NOTÍCIA
O ofício alheio traz textos publicados entre 1964 e 1984 que aproximam temas como a química, a astronomia, a literatura e ciências naturais da experiência humana
Publicado em 08/05/2017
Logo no primeiro texto de O ofício alheio, Minha casa, o italiano Primo Levi discorre sobre a residência de sua família, onde apenas “com interrupções involuntárias” viveu toda sua vida, desde o nascimento, tendo ali também criado os filhos. Químico de formação, Levi tem uma das trajetórias mais marcantes na memória do século 20, o que tem a ver com algumas das interrupções involuntárias que menciona em sua crônica de abertura: de origem judaica, aderiu à resistência italiana na Segunda Guerra Mundial, foi capturado pelos alemães e levado ao campo de concentração de Auschwitz.
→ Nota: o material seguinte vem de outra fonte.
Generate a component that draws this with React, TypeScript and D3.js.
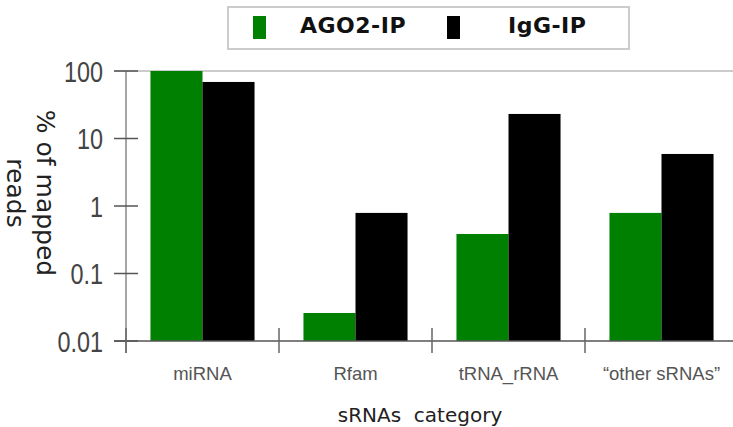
import * as d3 from 'd3';

const categories = ['miRNA', 'Rfam', 'tRNA_rRNA', '\u201cother sRNAs\u201d'];
const seriesNames = ['AGO2-IP', 'IgG-IP'];
const ago2Values = [100, 0.026, 0.385, 0.79];
const iggValues = [68.8, 0.79, 23.1, 5.9];
const yTickValues = [0.01, 0.1, 1, 10, 100];
const yTickLabels = ['0.01', '0.1', '1', '10', '100'];

const W = 733, H = 427;
const X0 = 126, STEP = 153, YTOP = 71, YBOT = 341;
const COLORS = ['#008000', '#000000'];

export default function App() {
  const x = d3.scaleBand<string>()
    .domain(categories)
    .range([X0, X0 + STEP * categories.length])
    .paddingInner(0)
    .paddingOuter(0);

  const x1 = d3.scaleBand<string>()
    .domain(seriesNames)
    .range([0, x.bandwidth()])
    .paddingInner(0)
    .paddingOuter(0.47);

  const y = d3.scaleLog().domain([0.01, 100]).range([YBOT, YTOP]);

  const rows = categories.map((c, i) => ({
    cat: c,
    vals: [ago2Values[i], iggValues[i]],
  }));

  const tickFont = 'Arial, "Liberation Sans", sans-serif';
  const titleFont = '"DejaVu Sans", Verdana, sans-serif';

  return (
    <div style={{ position: 'absolute', left: 0, top: 0 }}>
      <svg width={W} height={H} viewBox={`0 0 ${W} ${H}`} style={{ display: 'block', background: '#fff' }}>
        {/* top reference line */}
        <line x1={114} x2={W} y1={y(100)} y2={y(100)} stroke="#bbb" strokeWidth={1.5} />

        {/* bars */}
        {rows.map((r) => (
          <g key={r.cat} transform={`translate(${x(r.cat)},0)`}>
            {r.vals.map((v, j) => (
              <rect
                key={seriesNames[j]}
                x={x1(seriesNames[j])}
                width={x1.bandwidth()}
                y={y(v)}
                height={YBOT - y(v)}
                fill={COLORS[j]}
              />
            ))}
          </g>
        ))}

        {/* y axis */}
        <line x1={X0} x2={X0} y1={YTOP} y2={353} stroke="#888" strokeWidth={1.5} />
        {yTickValues.map((t, i) => (
          <g key={t}>
            <line x1={114} x2={138} y1={y(t)} y2={y(t)} stroke="#555" strokeWidth={1.5} />
            <text
              transform={`translate(103,${y(t)}) scale(0.78,1)`}
              textAnchor="end"
              dy="0.36em"
              fontFamily={tickFont}
              fontSize={30}
              fill="#444"
            >
              {yTickLabels[i]}
            </text>
          </g>
        ))}

        {/* x axis */}
        <line x1={114} x2={W} y1={YBOT} y2={YBOT} stroke="#555" strokeWidth={1.5} />
        {categories.map((c) => (
          <g key={c}>
            <line x1={x(c)} x2={x(c)} y1={328} y2={353} stroke="#666" strokeWidth={1.5} />
            <text
              x={(x(c) as number) + x.bandwidth() / 2}
              y={380}
              textAnchor="middle"
              fontFamily={tickFont}
              fontSize={18.5}
              fill="#555"
            >
              {c}
            </text>
          </g>
        ))}

        {/* axis titles */}
        <text x={420} y={422} textAnchor="middle" fontFamily={titleFont} fontSize={20} fill="#222">
          {'sRNAs\u00a0\u00a0category'}
        </text>
        <text
          transform="translate(37,193) rotate(90)"
          textAnchor="middle"
          fontFamily={titleFont}
          fontSize={25}
          fill="#222"
        >
          <tspan x={0} dy={0}>% of mapped</tspan>
          <tspan x={0} dy={30}>reads</tspan>
        </text>

        {/* legend */}
        <rect x={228} y={7} width={401} height={42} fill="#fff" stroke="#ccc" strokeWidth={2} />
        {seriesNames.map((s, i) => (
          <g key={s} transform={`translate(${253 + i * 194},0)`}>
            <rect x={0} y={16} width={13} height={23} fill={COLORS[i]} />
            <text
              x={i === 0 ? 47 : 61}
              y={32.5}
              fontFamily={titleFont}
              fontWeight="bold"
              fontSize={22}
              letterSpacing={0.5}
              fill="#111"
            >
              {s}
            </text>
          </g>
        ))}
      </svg>
    </div>
  );
}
Sobrevivente, foi capaz de exorcizar muitos de seus fantasmas com duas obras inescapáveis sobre a crueza humana a que ficou exposto seja em seu período como prisioneiro, seja após a libertação dos campos de concentração, quando vagou pela Europa sob russos e americanos, esperando engatar a estrada certa para voltar ao aconchego de sua casa em Turim. É isto um homem? (Rocco) e A trégua (Cia. das Letras) estão, certamente, entre os livros que resumem e ajudam a entender o século 20.
Já este O ofício alheio é a reunião de variada gama de escritos curtos de um Levi já seguro de que não poderia mais se desfazer da experiência da escrita como forma de reflexão. É, como diz Italo Calvino na apresentação, obra que a um só tempo reúne textos que “correspondem a sua vocação de enciclopedista das curiosidades vivazes e minuciosas e de moralista de uma moral que parte sempre das observações”. Observações que redundam em uma escrita perpassada pela destreza de sua formação primeira, que requer “a arte de separar, pesar e distinguir, (…) exercícios úteis também a quem se prepara para descrever fatos ou dar corpo à própria fantasia”, resume o próprio Levi. Os textos foram escritos entre os anos de 1964 e 1984.